4

I've got a short question regarding my grammar in bison. The files compile, but it does not give the result I actually wanted. ;-)

My example file that I want to parse:

L1: ldh [23]

The lexer file looks like this:

...

digit           [0-9]
digit_s         [1-9]
digit_n         [0]
hex             [a-fA-F0-9]
hex_x           [x]
number_dec      {digit_n}|{digit_s}{digit}*
number_hex      {digit_n}{hex_x}{hex}+
label_s         [a-zA-Z]
label_me        [a-zA-Z0-9_]+
label           {label_s}{label_me}+

%%

"ldb"           { return OP_LDB; }
"ldh"           { return OP_LDH; }
...

{number_hex}    { yylval.number = strtoul(yytext, NULL, 16);
                  return number_hex; }

{number_dec}    { yylval.number = strtoul(yytext, NULL, 10);
                  return number_dec; }

{label}         { yylval.label = xstrdup(yytext);
                  return label; }

The bison file like this:

...
%}

%union {
    int number;
    char *label;
}

%token OP_LDB OP_LDH ...
%token number_hex number_dec label
%type <number> number_hex number_dec number do_ldb
%type <label> label do_label

%%

prog
    : {}
    | prog line { }
    ;

line
    : instr { }
    | labeled_instr { }
    ;

labeled_instr
    : do_label instr { }
    ;

instr
    : do_ldb { }
    | do_ldh { }
    ...
    ;

number
    : number_dec { $$ = $1; }
    | number_hex { $$ = $1; }
    ;

do_label
    : label ':' { info("got:%s\n", $1); }
    ;

do_ldb
    : OP_LDB '[' 'x' '+' number ']' { info("got:%d\n", $5); }
    | OP_LDB '[' number ']' { info("got:%d\n", $3); }
    ;

Now my program tells my the following:

Syntax error at line 1: ldh! syntax error, unexpected OP_LDH, expecting ':'!

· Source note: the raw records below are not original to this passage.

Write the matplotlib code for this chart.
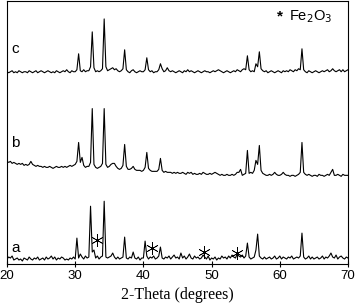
import numpy as np
import matplotlib
matplotlib.use("Agg")
import matplotlib.pyplot as plt

# 2-theta grid, 0.25 deg steps
theta = np.arange(0, 201) * 0.25 + 20.0

# intensities above each pattern's own baseline (arbitrary units)
pattern_c = [
    1, 0, 1, 2, 0, 1, 0, 2, 1, 0, 1, 1, 0, 2, 1, 0, 1, 2, 0, 1,
    2, 1, 0, 1, 2, 1, 0, 1, 0, 2, 1, 0, 1, 2, 1, 3, 1, 0, 2, 1,
    1, 3, 19, 2, 1, 3, 1, 2, 2, 6, 41, 5, 1, 2, 1, 2, 4, 54, 6, 2,
    3, 4, 5, 3, 4, 2, 1, 2, 4, 23, 3, 1, 0, 2, 3, 1, 0, 1, 2, 1,
    1, 3, 15, 3, 1, 2, 0, 1, 1, 3, 9, 4, 1, 2, 5, 2, 1, 2, 1, 0,
    1, 2, 1, 0, 2, 1, 3, 1, 2, 1, 0, 1, 2, 1, 0, 1, 2, 1, 1, 0,
    1, 2, 1, 2, 3, 2, 1, 0, 1, 2, 1, 0, 1, 2, 1, 3, 2, 1, 3, 4,
    3, 17, 3, 1, 2, 1, 9, 6, 21, 4, 2, 1, 2, 0, 1, 2, 1, 0, 1, 2,
    1, 0, 2, 1, 2, 1, 3, 2, 1, 3, 2, 4, 3, 24, 3, 1, 0, 2, 1, 0,
    1, 2, 1, 0, 1, 2, 1, 2, 3, 1, 2, 4, 2, 1, 2, 3, 1, 3, 1, 2, 3,
]
pattern_b = [
    15, 14, 15, 13, 14, 13, 12, 13, 12, 13, 11, 12, 11, 12, 15, 12, 11, 10, 11, 10,
    10, 9, 10, 9, 9, 10, 9, 8, 9, 10, 9, 9, 10, 9, 10, 9, 10, 11, 10, 11,
    12, 15, 34, 14, 19, 11, 9, 10, 10, 14, 68, 12, 9, 8, 9, 10, 13, 68, 12, 9,
    10, 12, 13, 13, 10, 8, 7, 8, 11, 32, 10, 7, 7, 8, 10, 7, 6, 6, 6, 5,
    6, 9, 24, 8, 6, 5, 5, 5, 5, 7, 18, 6, 4, 5, 4, 4, 4, 3, 4, 3,
    4, 3, 3, 4, 3, 2, 4, 3, 4, 2, 3, 2, 2, 3, 2, 4, 3, 2, 2, 3,
    2, 3, 4, 3, 2, 1, 2, 1, 1, 2, 1, 1, 2, 1, 2, 4, 4, 7, 1, 2,
    3, 26, 3, 4, 3, 6, 16, 12, 31, 6, 3, 2, 1, 1, 2, 1, 2, 4, 2, 1,
    1, 2, 4, 2, 1, 1, 0, 1, 1, 0, 1, 2, 4, 34, 4, 2, 1, 2, 1, 0,
    1, 1, 0, 2, 1, 1, 0, 1, 2, 1, 4, 7, 1, 1, 2, 1, 0, 2, 1, 1, 1,
]
pattern_a = [
    3, 5, 4, 6, 2, 3, 4, 2, 3, 1, 4, 3, 2, 5, 3, 2, 4, 3, 5, 2,
    3, 4, 2, 5, 3, 4, 6, 3, 5, 2, 4, 3, 5, 4, 2, 3, 2, 4, 3, 5,
    3, 24, 4, 8, 5, 3, 6, 4, 5, 56, 10, 12, 4, 6, 3, 5, 6, 61, 5, 4,
    5, 6, 9, 5, 3, 5, 3, 4, 5, 25, 4, 3, 5, 4, 10, 4, 3, 5, 2, 4,
    4, 21, 6, 3, 5, 4, 6, 3, 4, 6, 15, 4, 3, 5, 4, 6, 3, 5, 7, 4,
    5, 3, 9, 4, 6, 3, 5, 8, 4, 3, 6, 4, 5, 3, 4, 7, 5, 3, 6, 2,
    4, 3, 5, 2, 4, 3, 6, 4, 5, 3, 6, 4, 7, 5, 4, 8, 6, 5, 7, 4,
    6, 19, 5, 3, 4, 5, 12, 28, 6, 4, 3, 5, 3, 4, 5, 3, 4, 6, 3, 4,
    6, 3, 5, 4, 3, 5, 4, 6, 3, 4, 5, 4, 6, 29, 5, 3, 4, 6, 3, 5,
    3, 4, 5, 3, 4, 6, 3, 5, 4, 6, 9, 5, 4, 7, 3, 5, 6, 4, 3, 5, 4,
]

# vertical stacking offsets
offsets = {"a": 2, "b": 88, "c": 192}
label_y = {"a": 16, "b": 121, "c": 216}

# Fe2O3 reflections marked on pattern a
fe2o3_theta = [33.2, 41.3, 48.9, 53.7]
fe2o3_y = [24, 16, 12, 11]

fig = plt.figure(figsize=(3.55, 3.06), dpi=100)
ax = fig.add_axes([7 / 355, 42 / 306, 341 / 355, 263 / 306])

for name, data in [("a", pattern_a), ("b", pattern_b), ("c", pattern_c)]:
    ax.plot(theta, np.array(data) + offsets[name], color="black", lw=0.8)
    ax.text(21.2, label_y[name], name, fontsize=11, family="Liberation Sans",
            ha="center", va="center")

ax.plot(fe2o3_theta, fe2o3_y, linestyle="none", marker=(6, 2, 0),
        markersize=9, markeredgewidth=0.5, color="black")

ax.text(60.0, 248, "*", fontsize=11, family="Liberation Sans", ha="center", va="center",
        fontweight="bold")
ax.text(61.4, 248, "Fe$_2$O$_3$", fontsize=10.5, family="Liberation Sans",
        ha="left", va="center")

ax.set_xlim(20, 70)
ax.set_ylim(0, 264)
ax.set_xticks([20, 30, 40, 50, 60, 70])
ax.set_yticks([])
ax.tick_params(axis="x", direction="inout", length=4, width=0.8, labelsize=9.5, pad=2)
for lbl in ax.get_xticklabels():
    lbl.set_family("Liberation Sans")
for s in ax.spines.values():
    s.set_linewidth(0.8)

ax.set_xlabel("2-Theta (degrees)", family="Liberation Serif", fontsize=11.5, labelpad=4)

fig.savefig("out.png", dpi=100)
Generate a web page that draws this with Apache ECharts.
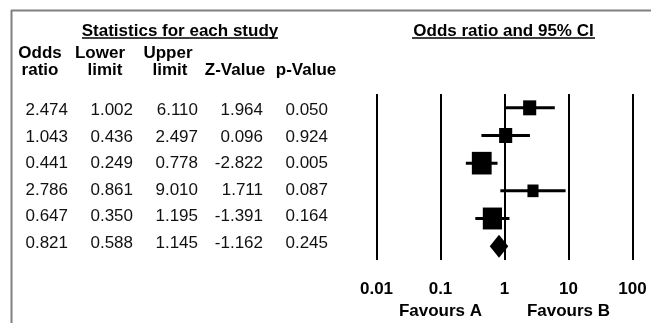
<!DOCTYPE html>
<html><head><meta charset="utf-8">
<script src="https://cdn.jsdelivr.net/npm/echarts@6/dist/echarts.min.js"></script>
<style>html,body{margin:0;padding:0;background:#fff}#c{width:651px;height:323px}</style>
</head><body><div id="c"></div>
<script>
// ---- data ----
const rows = ['Study 1','Study 2','Study 3','Study 4','Study 5','Summary'];
const rowType = ['study','study','study','study','study','summary'];
const oddsRatio = [2.474, 1.043, 0.441, 2.786, 0.647, 0.821];
const lowerLimit = [1.002, 0.436, 0.249, 0.861, 0.350, 0.588];
const upperLimit = [6.110, 2.497, 0.778, 9.010, 1.195, 1.145];
const zValue = [1.964, 0.096, -2.822, 1.711, -1.391, -1.162];
const pValue = [0.050, 0.924, 0.005, 0.087, 0.164, 0.245];
const weights = [14, 14, 32, 10, 30, 0]; // relative study weights (box size)
const colHeaderTop = ['Odds', 'Lower', 'Upper', '', ''];
const colHeaderBottom = ['ratio', 'limit', 'limit', 'Z-Value', 'p-Value'];
const xTicks = [0.01, 0.1, 1, 10, 100];
const favourLabels = ['Favours A', 'Favours B'];
const favourAt = [0.1, 10];

const FONT = '"Liberation Sans", Arial, sans-serif';
const chart = echarts.init(document.getElementById('c'), null, {renderer: 'canvas'});

const tableCols = [oddsRatio, lowerLimit, upperLimit, zValue, pValue];
const tableData = [];
tableCols.forEach((col, ci) => col.forEach((v, ri) => tableData.push([ci, ri, v.toFixed(3)])));

const forestData = rows.map((r, i) => [i, oddsRatio[i], lowerLimit[i], upperLimit[i], weights[i], rowType[i] === 'summary' ? 1 : 0]);

const option = {
  animation: false,
  grid: [
    {left: 376.5, width: 256, top: 94, height: 166},
    {left: 35.5, width: 325, top: 97.5, height: 159}
  ],
  xAxis: [
    {gridIndex: 0, type: 'log', logBase: 10, min: xTicks[0], max: xTicks[xTicks.length - 1],
     axisLine: {show: false}, axisTick: {show: false},
     splitLine: {show: true, lineStyle: {color: '#000', width: 2}},
     axisLabel: {margin: 21, color: '#000', fontFamily: FONT, fontWeight: 'bold', fontSize: 17,
       formatter: v => String(+v.toPrecision(3))}},
    {gridIndex: 1, type: 'value', min: -0.5, max: 4.5, show: false}
  ],
  yAxis: [
    {gridIndex: 0, type: 'category', data: rows, inverse: true, show: false},
    {gridIndex: 1, type: 'category', data: rows, inverse: true, show: false}
  ],
  series: [
    {
      type: 'custom', xAxisIndex: 0, yAxisIndex: 0, data: forestData, clip: false,
      renderItem(params, api) {
        const row = api.value(0);
        const c = api.coord([api.value(1), row]);
        const l = api.coord([api.value(2), row]);
        const h = api.coord([api.value(3), row]);
        if (api.value(5) === 1) {
          const hh = 11.5;
          return {type: 'polygon', shape: {points: [[l[0], c[1]], [c[0], c[1] - hh], [h[0], c[1]], [c[0], c[1] + hh]]},
                  style: {fill: '#000'}};
        }
        const w = Math.sqrt(api.value(4));
        const bw = 3.5 * w, bh = 4.0 * w;
        return {type: 'group', children: [
          {type: 'line', shape: {x1: l[0], y1: c[1], x2: h[0], y2: c[1]}, style: {stroke: '#000', lineWidth: 3}},
          {type: 'rect', shape: {x: c[0] - bw / 2, y: c[1] - bh / 2, width: bw, height: bh}, style: {fill: '#000'}}
        ]};
      }
    },
    {
      type: 'custom', xAxisIndex: 1, yAxisIndex: 1, data: tableData, clip: false,
      renderItem(params, api) {
        const p = api.coord([api.value(0), api.value(1)]);
        return {type: 'text', x: p[0], y: p[1],
          style: {text: tableData[params.dataIndex][2], align: 'right', verticalAlign: 'middle',
                  font: '17px ' + FONT, fill: '#111'}};
      }
    }
  ],
  graphic: [
    {type: 'line', shape: {x1: 11, y1: 10.5, x2: 651, y2: 10.5}, style: {stroke: '#808080', lineWidth: 2}},
    {type: 'line', shape: {x1: 11.5, y1: 10, x2: 11.5, y2: 323}, style: {stroke: '#808080', lineWidth: 2}},
    {type: 'text', x: 180, y: 31, style: {text: 'Statistics for each study', align: 'center', verticalAlign: 'middle',
      font: 'bold 17px ' + FONT, fill: '#000'}},
    {type: 'line', shape: {x1: 82, y1: 38, x2: 278, y2: 38}, style: {stroke: '#000', lineWidth: 1.5}},
    {type: 'text', x: 503.5, y: 31, style: {text: 'Odds ratio and 95% CI', align: 'center', verticalAlign: 'middle',
      font: 'bold 17px ' + FONT, fill: '#000'}},
    {type: 'line', shape: {x1: 412, y1: 38, x2: 595, y2: 38}, style: {stroke: '#000', lineWidth: 1.5}},
    ...[40, 100, 168, 235, 306].flatMap((x, i) => [
      {type: 'text', x: x, y: 53, style: {text: colHeaderTop[i], align: 'center', verticalAlign: 'middle', font: 'bold 17px ' + FONT, fill: '#000'}},
      {type: 'text', x: x + (i === 1 ? 5 : i === 2 ? 2 : 0), y: 70, style: {text: colHeaderBottom[i], align: 'center', verticalAlign: 'middle', font: 'bold 17px ' + FONT, fill: '#000'}}
    ]),
    ...favourLabels.map((t, i) => ({type: 'text', x: 376.5 + 64 * (Math.log10(favourAt[i]) + 2), y: 311,
      style: {text: t, align: 'center', verticalAlign: 'middle', font: 'bold 17px ' + FONT, fill: '#000'}}))
  ]
};
chart.setOption(option);
</script></body></html>
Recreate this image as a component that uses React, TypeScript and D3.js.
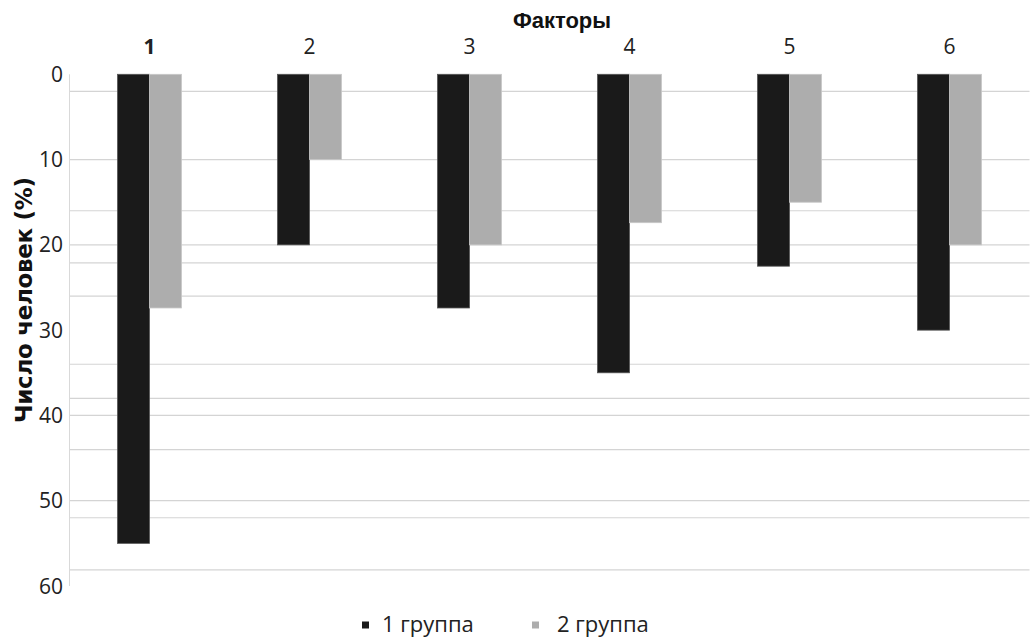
import React from "react";
import * as d3 from "d3";

const categories = ["1", "2", "3", "4", "5", "6"];
const seriesNames = ["1 группа", "2 группа"];
const group1 = [55, 20, 27.4, 35, 22.5, 30];
const group2 = [27.4, 10, 20, 17.4, 15, 20];
const yTicks = [0, 10, 20, 30, 40, 50, 60];
const gridValues = [2, 10, 16, 20, 22.1, 26, 34, 38, 40, 44, 50, 52, 58.1];
const colors = ["#1a1a1a", "#adadad"];
const strokes = ["#555555", "#c8c8c8"];

const W = 1031;
const H = 640;
const left = 69.5;
const right = 1029.5;
const top = 74.3;
const bottom = 586;

export default function App() {
  const x = d3.scaleBand<string>().domain(categories).range([left, right]).paddingInner(0.6).paddingOuter(0.3);
  const xs = d3.scaleBand<string>().domain(seriesNames).range([0, x.bandwidth()]);
  const y = d3.scaleLinear().domain([0, 60]).range([top, bottom]);
  const data = [group1, group2];
  const font = "'Open Sans', Lato, sans-serif";

  return (
    <div style={{ position: "absolute", left: 0, top: 0 }}>
      <svg width={W} height={H} style={{ display: "block", background: "#fff" }}>
        {gridValues.map((g, i) => (
          <line key={"g" + i} x1={left} x2={right} y1={y(g)} y2={y(g)} stroke="#d4d4d4" strokeWidth={1.2} />
        ))}
        <line x1={left} x2={left} y1={top} y2={bottom} stroke="#d9d9d9" strokeWidth={1} />
        {data.map((vals, si) =>
          categories.map((c, ci) => (
            <rect
              key={si + "-" + ci}
              x={(x(c) as number) + (xs(seriesNames[si]) as number)}
              y={y(0)}
              width={xs.bandwidth()}
              height={y(vals[ci]) - y(0)}
              fill={colors[si]}
              stroke={strokes[si]}
              strokeWidth={0.8}
            />
          ))
        )}
        {yTicks.map((t) => (
          <text key={"t" + t} x={63} y={y(t)} dy="0.36em" textAnchor="end" fontFamily={font} fontSize={21} fill="#222">
            {t}
          </text>
        ))}
        {categories.map((c, i) => (
          <text
            key={"c" + c}
            x={(x(c) as number) + x.bandwidth() / 2}
            y={54}
            textAnchor="middle"
            fontFamily={font}
            fontSize={21}
            fontWeight={i === 0 ? "bold" : "normal"}
            fill="#222"
          >
            {c}
          </text>
        ))}
        <text x={562} y={28} textAnchor="middle" fontFamily="'Liberation Sans', Arial, sans-serif" fontWeight="bold" fontSize={22} fill="#111">
          Факторы
        </text>
        <text
          transform={`translate(32,300) rotate(-90)`}
          textAnchor="middle"
          fontFamily="'DejaVu Sans', sans-serif"
          fontWeight="bold"
          fontSize={23}
          textLength={246}
          lengthAdjust="spacing"
          fill="#111"
        >
          Число человек (%)
        </text>
        {seriesNames.map((s, i) => (
          <g key={"l" + i} transform={`translate(362,0)`}>
            <rect x={i * 170} y={621.5} width={7} height={7} fill={colors[i]} />
            <text x={i * 175 + 20} y={632} fontFamily={font} fontSize={22} fill="#222">
              {s}
            </text>
          </g>
        ))}
      </svg>
    </div>
  );
}
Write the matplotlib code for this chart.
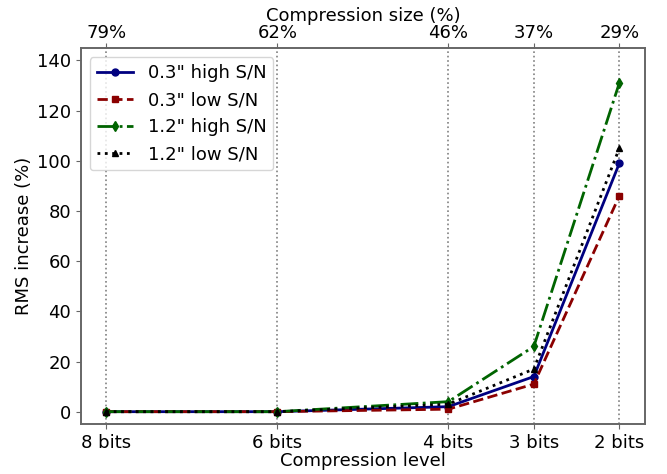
import matplotlib
matplotlib.use("Agg")
import matplotlib.pyplot as plt

bits = [8, 6, 4, 3, 2]
bit_labels = ["8 bits", "6 bits", "4 bits", "3 bits", "2 bits"]
size_labels = ["79%", "62%", "46%", "37%", "29%"]

rms_03_high = [0, 0, 2, 14, 99]
rms_03_low = [0, 0, 1, 11, 86]
rms_12_high = [0, 0, 4, 26, 131]
rms_12_low = [0, 0, 3, 17, 105]

spine_color = "#666666"

fig = plt.figure(figsize=(6.67, 4.74), dpi=100)
ax = fig.add_axes([0.121, 0.105, 0.846, 0.794])

ax.plot(bits, rms_03_high, color="navy", linestyle="-", marker="o",
        markersize=5, linewidth=2, label='0.3" high S/N')
ax.plot(bits, rms_03_low, color="darkred", linestyle="--", marker="s",
        markersize=5, linewidth=2, label='0.3" low S/N')
ax.plot(bits, rms_12_high, color="darkgreen", linestyle="-.", marker="d",
        markersize=5, linewidth=2, label='1.2" high S/N')
ax.plot(bits, rms_12_low, color="black", linestyle=":", marker="^",
        markersize=5, linewidth=2, label='1.2" low S/N')

ax.set_xlim(8.3, 1.7)
ax.set_ylim(-5, 145)
ax.set_xticks(bits)
ax.set_xticklabels(bit_labels, fontsize=13)
ax.tick_params(axis="y", labelsize=13)
ax.set_xlabel("Compression level", fontsize=13, labelpad=0)
ax.set_ylabel("RMS increase (%)", fontsize=13, labelpad=3)
ax.xaxis.grid(True, color="gray", linestyle=":", linewidth=1.2)

top = ax.twiny()
top.set_xlim(ax.get_xlim())
top.set_xticks(bits)
top.set_xticklabels(size_labels, fontsize=13)
top.tick_params(axis="x", pad=1)
top.set_xlabel("Compression size (%)", fontsize=13, labelpad=2)

for a in (ax, top):
    for s in a.spines.values():
        s.set_color(spine_color)
        s.set_linewidth(1.2)
    a.tick_params(color=spine_color)

ax.legend(loc="upper left", fontsize=13)

fig.savefig("out.png", dpi=100)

Do you have any idea what I did wrong?

Big thanks!

johnloom
  • 63
  • 3
  • How did you define do_label and do_ldh? – Omri Barel Aug 13 '11 at 13:29
  • 2
    Does your lexer generate the ':' token? – Omri Barel Aug 13 '11 at 13:49
  • You probably don't want both the plus '+' after the definition of `label_me` and after the use of `{label_me}`. At least, it unnecessarily complicates things, even if the result is the same. – Jonathan Leffler Aug 13 '11 at 19:07
  • also, by using `+` instead of `*` here, you can't have single character labels, which might not be what you intend. – Chris Dodd Aug 13 '11 at 19:14
  • Thanks to all, the missing rule solved it. My first thought was probably that if I enter the token directly like '+', then I would not need a lexer rule for this, but obviously I was wrong. Also thanks for finding the '+' in the label,I oversaw this. :-) –  Aug 14 '11 at 10:23

1 Answers1

2

You're probably missing the rule

":"    { return ':'; }

or something equivalent in your lexer

If you are using flex, you probably want to give it the --nodefault option to ensure that you don't miss some input tokens. Alternately, you can stick %option nodefault in the first section.

Chris Dodd
  • 119,907
  • 13
  • 134
  • 226